Dined with M. de la Ferronays—a great party—and was desired to hand out Madame la Comtesse de Maistre, wife to the Comte Xavier de Maistre, author of the ‘Voyage autour de ma Chambre’ and ‘Le Lépreux,’ to which works I gave a prodigious number of compliments. The Dalbergs and Aldobrandinis dined there, and some French whom I did not know. The Duc de Dalberg and his wife are a perpetual source of amusement to me, she with her devotion and believing everything, he with his air moqueur and believing nothing; she so merry, he so shrewd, and so they ACCESSION OF THE EMPEROR NICHOLAS squabble about religion. ‘Qui est cet homme?’ I said to him when a ludicrous-looking abbé, broader than he was long, came into the room. ‘Que sais-je? quelque magot.’ ‘Ah, je m’en vais dire cela à la Duchesse.’ ‘Ah, mon cher, n’allez pas me brouiller avec ma famille.’

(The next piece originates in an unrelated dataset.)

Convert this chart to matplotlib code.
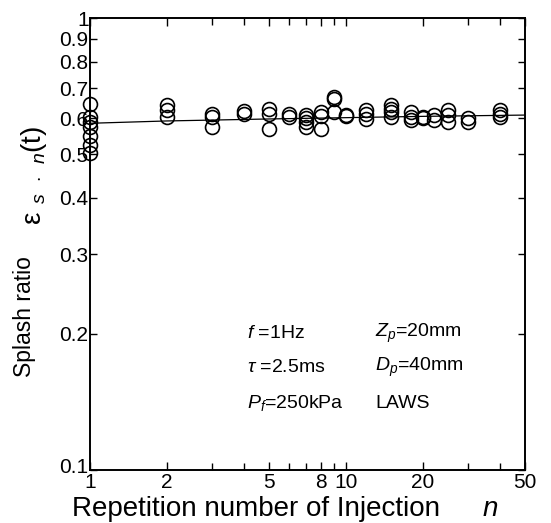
import matplotlib
matplotlib.use("Agg")
import matplotlib.pyplot as plt
from matplotlib.ticker import FixedLocator, FixedFormatter, NullFormatter
from matplotlib.transforms import ScaledTranslation

plt.rcParams["font.family"] = ["Liberation Sans", "DejaVu Sans"]
plt.rcParams["mathtext.fontset"] = "custom"
plt.rcParams["mathtext.rm"] = "Liberation Sans"
plt.rcParams["mathtext.it"] = "Liberation Sans:italic"

# repetition number n and measured splash ratio (several runs per n)
n_vals = [1, 1, 1, 1, 1, 1, 1,
          2, 2, 2,
          3, 3, 3,
          4, 4,
          5, 5, 5,
          6, 6,
          7, 7, 7, 7,
          8, 8, 8,
          9, 9, 9,
          10, 10,
          12, 12, 12,
          15, 15, 15, 15,
          18, 18, 18,
          20, 20,
          22, 22,
          25, 25, 25,
          30, 30,
          40, 40, 40]
ratio_vals = [0.646, 0.605, 0.590, 0.575, 0.547, 0.525, 0.502,
              0.643, 0.625, 0.605,
              0.613, 0.605, 0.575,
              0.622, 0.613,
              0.630, 0.612, 0.569,
              0.613, 0.605,
              0.610, 0.600, 0.590, 0.575,
              0.620, 0.607, 0.569,
              0.663, 0.668, 0.621,
              0.607, 0.610,
              0.627, 0.612, 0.598,
              0.643, 0.630, 0.620, 0.605,
              0.620, 0.605, 0.596,
              0.603, 0.600,
              0.610, 0.596,
              0.627, 0.610, 0.590,
              0.600, 0.590,
              0.627, 0.613, 0.605]

# fitted curve
fit_n = [1, 2, 5, 10, 20, 50]
fit_ratio = [0.585, 0.592, 0.598, 0.602, 0.606, 0.610]

x_ticks = [1, 2, 5, 8, 10, 20, 50]
x_minor = [3, 4, 6, 7, 9, 30, 40]
y_ticks = [0.1, 0.2, 0.3, 0.4, 0.5, 0.6, 0.7, 0.8, 0.9, 1]
y_labels = ["0.1", "0.2", "0.3", "0.4", "0.5", "0.6", "0.7", "0.8", "0.9", "1"]

fig = plt.figure(figsize=(5.51, 5.23), dpi=100)
ax = fig.add_axes([0.1633, 0.1013, 0.7895, 0.8642])

ax.plot(fit_n, fit_ratio, color="black", lw=0.9, zorder=2)
ax.plot(n_vals, ratio_vals, linestyle="none", marker="o", markersize=10,
        markerfacecolor="none", markeredgecolor="black", markeredgewidth=1.2,
        zorder=3, clip_on=False)

ax.set_xscale("log")
ax.set_yscale("log")
ax.set_xlim(1, 50)
ax.set_ylim(0.1, 1)

ax.xaxis.set_major_locator(FixedLocator(x_ticks))
ax.xaxis.set_major_formatter(FixedFormatter([str(v) for v in x_ticks]))
ax.xaxis.set_minor_locator(FixedLocator(x_minor))
ax.xaxis.set_minor_formatter(NullFormatter())
ax.yaxis.set_major_locator(FixedLocator(y_ticks))
ax.yaxis.set_major_formatter(FixedFormatter(y_labels))
ax.yaxis.set_minor_locator(FixedLocator([]))

ax.tick_params(which="both", direction="in", top=True, right=True,
               labelsize=15, width=1.0, pad=1)
ax.tick_params(axis="x", which="major", length=6, pad=2)
ax.tick_params(axis="x", which="minor", length=5)
ax.tick_params(axis="y", which="major", length=5)
for s in ax.spines.values():
    s.set_linewidth(1.4)

# lift the bottom y label a little, as in the original
fig.canvas.draw()
lbl = ax.yaxis.get_majorticklabels()[0]
lbl.set_transform(lbl.get_transform() + ScaledTranslation(0, 5 / 100, fig.dpi_scale_trans))

# axis titles
fig.text(0.045, 0.394, "Splash ratio", rotation=90, fontsize=16.5,
         ha="center", va="center")
fig.text(0.062, 0.665,
         r"$\mathrm{\varepsilon}_{\;\;s\;\;\cdot\;\;n}\mathrm{(t)}$",
         rotation=90, fontsize=20, ha="center", va="center")
fig.text(0.465, 1 - 516 / 523, "Repetition number of Injection", fontsize=20,
         ha="center", va="baseline")
fig.text(0.889, 1 - 516 / 523, r"$n$", fontsize=20, ha="center", va="baseline")

# experimental conditions
cond_left = [r"$f$ =1Hz", r"$\tau$ =2.5ms", r"$P_f$=250kPa"]
cond_right = [r"$Z_p$=20mm", r"$D_p$=40mm", "LAWS"]
cond_y = [333, 367, 403]
for txt, yp in zip(cond_left, cond_y):
    fig.text(247 / 551, 1 - yp / 523, txt, fontsize=14, ha="left", va="center")
for txt, yp in zip(cond_right, cond_y):
    fig.text(375 / 551, 1 - yp / 523, txt, fontsize=14, ha="left", va="center")

fig.savefig("out.png", dpi=100)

He had been talking to me about La Ferronays the day before, and said he was a sensible, right-headed man, ‘mais diablement russe;’ and last night La Ferronays gave us an account of the revolt of the Guards on the Emperor Nicholas’s accession, of which he had been a witness—of the Emperor’s firmness and his subsequent conversations with him, all which was very interesting, and he recounted it with great energy. He said that the day after the affair of the Guards all the Corps Diplomatique had gone to him, that he had addressed them in an admirable discourse and with a firm and placid countenance. He told them that they had witnessed what had passed, and he had no doubt would give a faithful relation of it to their several Courts; that on dismissing them, he had taken him (La Ferronays) into his closet, when he burst into tears and said, ‘You have just seen me act the part of Emperor; you must now witness the feelings of the man. I speak to you as to my best friend, from whom I conceal nothing.’ He went on to say that he was the most miserable of men, forced upon a throne which he had no desire to mount, having been no party to the abdication of his brother, and placed in the beginning of his reign in a position the most painful, irksome, and difficult; but that though he had never sought this elevation, now that he had taken it on himself he would maintain and defend it. When La Ferronays had done, ‘L’entendez-vous?’ said Dalberg. ‘Comme il parle avec goût; cela lui est personnel. L’Empereur ne lui a pas dit la moitié de tout cela.’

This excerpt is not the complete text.